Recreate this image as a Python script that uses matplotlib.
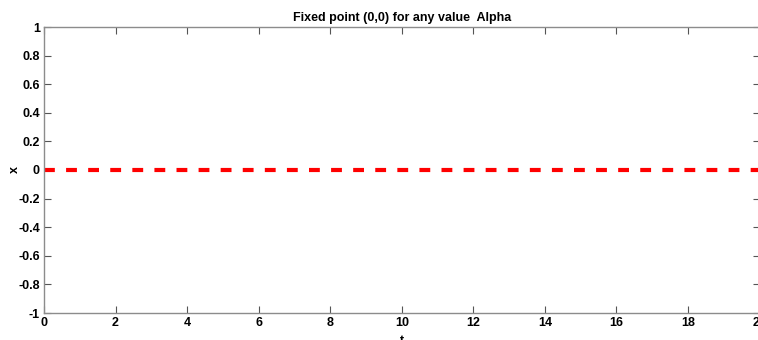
import matplotlib
matplotlib.use("Agg")
import matplotlib.pyplot as plt
import numpy as np

t = [0, 20]
x = [0, 0]
xticks = [0, 2, 4, 6, 8, 10, 12, 14, 16, 18, 20]
yticks = [-1, -0.8, -0.6, -0.4, -0.2, 0, 0.2, 0.4, 0.6, 0.8, 1]
ytick_labels = ["-1", "-0.8", "-0.6", "-0.4", "-0.2", "0", "0.2", "0.4", "0.6", "0.8", "1"]
title = "Fixed point (0,0) for any value  Alpha"

plt.rcParams['font.family'] = ['Liberation Sans', 'DejaVu Sans']
fig = plt.figure(figsize=(7.58, 3.4), dpi=100)
W, H = 758, 340
ax = fig.add_axes([44 / W, 1 - 313 / H, (759.5 - 44) / W, (313 - 27) / H])
ax.plot(t, x, color='#ff0000', linewidth=3, linestyle=(0, (2.6, 2.7)))
ax.set_xlim(0, 20)
ax.set_ylim(-1, 1)
ax.set_xticks(xticks)
ax.set_xticklabels([str(v) for v in xticks])
ax.set_yticks(yticks)
ax.set_yticklabels(ytick_labels)
for s in ax.spines.values():
    s.set_color('#8c8c8c')
    s.set_linewidth(1.0)
ax.tick_params(direction='in', length=5, color='#555555', labelsize=9, pad=3,
               top=True, right=True, width=0.8)
for lab in ax.get_xticklabels() + ax.get_yticklabels():
    lab.set_fontweight('bold')
ax.set_title(title, fontsize=9, fontweight='bold', pad=4)
ax.set_xlabel('t', fontsize=9, fontweight='bold', labelpad=4)
ax.set_ylabel('x', fontsize=9, fontweight='bold')
ax.yaxis.set_label_coords(-0.032, 0.5)
fig.savefig('out.png', dpi=100)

**TASK DIRECTIONS:** Copy exactly the lines running from the beginning of the listing through the line that has "import numpy as np". Drop the pictures.

**FINAL RESULT:**
Recreate this image as a Python script that uses matplotlib.
import matplotlib
matplotlib.use("Agg")
import matplotlib.pyplot as plt
import numpy as np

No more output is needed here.